#### The problem:
Starting with the first line below, extract each line through the one that contains "from matplotlib.lines import Line2D", inclusive, excluding pictures.

>> begin

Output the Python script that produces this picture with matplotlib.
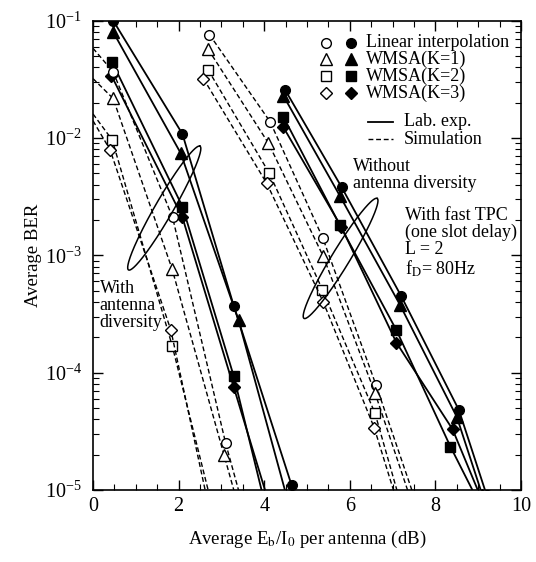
import numpy as np
import matplotlib
matplotlib.use("Agg")
import matplotlib.pyplot as plt
from matplotlib.lines import Line2D

plt.rcParams["font.family"] = ["Liberation Serif", "DejaVu Serif"]
plt.rcParams["mathtext.fontset"] = "stix"

# ---- data: with antenna diversity (left group) ----
lab_div_lin_x = [0.47, 2.09, 3.29, 4.64]
lab_div_lin_y = [0.1, 1.08e-2, 3.7e-4, 1.1e-5]
lab_div_k1_x = [0.47, 2.05, 3.40, 4.6]
lab_div_k1_y = [0.08, 7.4e-3, 2.8e-4, 7e-6]
lab_div_k2_x = [0.45, 2.09, 3.29, 4.05]
lab_div_k2_y = [0.044, 2.6e-3, 9.3e-5, 6.8e-6]
lab_div_k3_x = [0.43, 2.09, 3.29, 4.1]
lab_div_k3_y = [0.034, 2.1e-3, 7.5e-5, 8e-6]

sim_div_lin_x = [0.0, 0.47, 1.86, 3.10, 3.40]
sim_div_lin_y = [0.058, 0.0366, 2.1e-3, 2.5e-5, 1e-5]
sim_div_k1_x = [0.0, 0.47, 1.85, 3.06, 3.29]
sim_div_k1_y = [0.032, 0.0217, 7.6e-4, 2e-5, 1e-5]
sim_div_k2_x = [0.0, 0.45, 1.85, 2.69]
sim_div_k2_y = [0.016, 9.6e-3, 1.7e-4, 1e-5]
sim_div_k3_x = [0.0, 0.40, 1.82, 2.62]
sim_div_k3_y = [0.014, 7.9e-3, 2.3e-4, 1e-5]

# ---- data: without antenna diversity (right group) ----
lab_lin_x = [4.49, 5.81, 7.20, 8.55, 9.2]
lab_lin_y = [0.0256, 3.8e-3, 4.5e-4, 4.8e-5, 9e-6]
lab_k1_x = [4.45, 5.77, 7.17, 8.50, 9.1]
lab_k1_y = [0.0228, 3.2e-3, 3.8e-4, 4.2e-5, 9e-6]
lab_k2_x = [4.45, 5.77, 7.09, 8.35, 9.0]
lab_k2_y = [0.0151, 1.8e-3, 2.3e-4, 2.35e-5, 8e-6]
lab_k3_x = [4.45, 5.80, 7.09, 8.40, 9.1]
lab_k3_y = [0.0123, 1.75e-3, 1.8e-4, 3.3e-5, 8e-6]

sim_lin_x = [2.72, 4.14, 5.37, 6.61, 7.45]
sim_lin_y = [0.076, 0.0137, 1.4e-3, 7.9e-5, 1e-5]
sim_k1_x = [2.69, 4.10, 5.38, 6.59, 7.35]
sim_k1_y = [0.057, 9e-3, 9.8e-4, 6.7e-5, 1e-5]
sim_k2_x = [2.69, 4.12, 5.36, 6.59, 7.10]
sim_k2_y = [0.038, 5e-3, 5.1e-4, 4.5e-5, 1e-5]
sim_k3_x = [2.58, 4.06, 5.38, 6.57, 7.02]
sim_k3_y = [0.032, 4.1e-3, 4e-4, 3.4e-5, 1e-5]

legend_labels = ["Linear interpolation", "WMSA(K=1)", "WMSA(K=2)", "WMSA(K=3)"]
markers = ["o", "^", "s", "D"]
msizes = [7, 8, 7, 6]

# ellipse tips (data coords)
ell_div = [(0.83, 7.5e-4), (2.5, 8.5e-3)]
ell_nodiv = [(4.93, 2.9e-4), (6.64, 3.05e-3)]

fig = plt.figure(figsize=(5.36, 5.62), dpi=100)
ax = fig.add_axes([0.1735, 0.128, 0.7985, 0.8355])
ax.set_yscale("log")
ax.set_xlim(0, 10)
ax.set_ylim(1e-5, 1e-1)

dash = (0, (3.5, 2))
lab_sets = [
    (lab_div_lin_x, lab_div_lin_y), (lab_div_k1_x, lab_div_k1_y),
    (lab_div_k2_x, lab_div_k2_y), (lab_div_k3_x, lab_div_k3_y),
    (lab_lin_x, lab_lin_y), (lab_k1_x, lab_k1_y),
    (lab_k2_x, lab_k2_y), (lab_k3_x, lab_k3_y),
]
for i, (x, y) in enumerate(lab_sets):
    k = i % 4
    ax.plot(x, y, color="k", lw=1.3, marker=markers[k], ms=msizes[k],
            mfc="k", mec="k")

sim_sets = [
    (sim_div_lin_x, sim_div_lin_y, [1, 2, 3]), (sim_div_k1_x, sim_div_k1_y, [1, 2, 3]),
    (sim_div_k2_x, sim_div_k2_y, [1, 2]), (sim_div_k3_x, sim_div_k3_y, [1, 2]),
    (sim_lin_x, sim_lin_y, [0, 1, 2, 3]), (sim_k1_x, sim_k1_y, [0, 1, 2, 3]),
    (sim_k2_x, sim_k2_y, [0, 1, 2, 3]), (sim_k3_x, sim_k3_y, [0, 1, 2, 3]),
]
for i, (x, y, me) in enumerate(sim_sets):
    k = i % 4
    ax.plot(x, y, color="k", lw=1.0, ls=dash, marker=markers[k], ms=msizes[k],
            mfc="white", mec="k", mew=1.0, markevery=me)

# ticks
ax.set_xticks(np.arange(0, 11, 2))
ax.set_xticks(np.arange(0, 10.01, 0.5), minor=True)
ax.tick_params(which="both", direction="in", top=True, right=True, labelsize=14.5)
ax.tick_params(which="major", length=7, width=1)
ax.tick_params(which="minor", length=4, width=0.8)
ax.tick_params(axis="x", pad=5)
ax.tick_params(axis="y", pad=8)
for s in ax.spines.values():
    s.set_linewidth(1.2)

ax.set_xlabel("Average E$_\\mathrm{b}$/I$_\\mathrm{0}$ per antenna (dB)", fontsize=13.5, labelpad=9)
ax.set_ylabel("Average BER", fontsize=13.5, labelpad=2)


def draw_ellipse(tips, half_w_px):
    (x1, y1), (x2, y2) = tips
    p = ax.transData.transform([(x1, y1), (x2, y2)])
    c = p.mean(axis=0)
    d = p[1] - p[0]
    a = np.hypot(*d) / 2
    ang = np.arctan2(d[1], d[0])
    t = np.linspace(0, 2 * np.pi, 200)
    ex = a * np.cos(t)
    ey = half_w_px * np.sin(t)
    px = c[0] + ex * np.cos(ang) - ey * np.sin(ang)
    py = c[1] + ex * np.sin(ang) + ey * np.cos(ang)
    pts = ax.transData.inverted().transform(np.column_stack([px, py]))
    ax.plot(pts[:, 0], pts[:, 1], color="k", lw=1.1)


draw_ellipse(ell_div, 9)
draw_ellipse(ell_nodiv, 9)

# legend drawn by hand
fs = 13
rows = [0.953, 0.917, 0.881, 0.845]
for k, lbl in enumerate(legend_labels):
    ax.plot([0.544], [rows[k]], marker=markers[k], ms=msizes[k], mfc="white",
            mec="k", transform=ax.transAxes, ls="none")
    ax.plot([0.602], [rows[k]], marker=markers[k], ms=msizes[k], mfc="k",
            mec="k", transform=ax.transAxes, ls="none")
    ax.text(0.638, rows[k], lbl, transform=ax.transAxes, fontsize=fs,
            va="center", ha="left")
ax.add_line(Line2D([0.643, 0.702], [0.784, 0.784], color="k", lw=1.3,
                   transform=ax.transAxes))
ax.add_line(Line2D([0.643, 0.702], [0.747, 0.747], color="k", lw=1.0, ls=dash,
                   transform=ax.transAxes))
ax.text(0.727, 0.784, "Lab. exp.", transform=ax.transAxes, fontsize=fs, va="center")
ax.text(0.727, 0.747, "Simulation", transform=ax.transAxes, fontsize=fs, va="center")

ax.text(0.608, 0.708, "Without\nantenna diversity", transform=ax.transAxes,
        fontsize=fs, va="top", ha="left", linespacing=1.0)
ax.text(0.729, 0.603, "With fast TPC\n(one slot delay)\nL = 2\nf$_\\mathrm{D}$= 80Hz",
        transform=ax.transAxes, fontsize=fs, va="top", ha="left", linespacing=1.0)
ax.text(0.016, 0.448, "With\nantenna\ndiversity", transform=ax.transAxes,
        fontsize=fs, va="top", ha="left", linespacing=1.0)

fig.savefig("out.png", dpi=100)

>> end

#### Finished exercise:
Output the Python script that produces this picture with matplotlib.
import numpy as np
import matplotlib
matplotlib.use("Agg")
import matplotlib.pyplot as plt
from matplotlib.lines import Line2D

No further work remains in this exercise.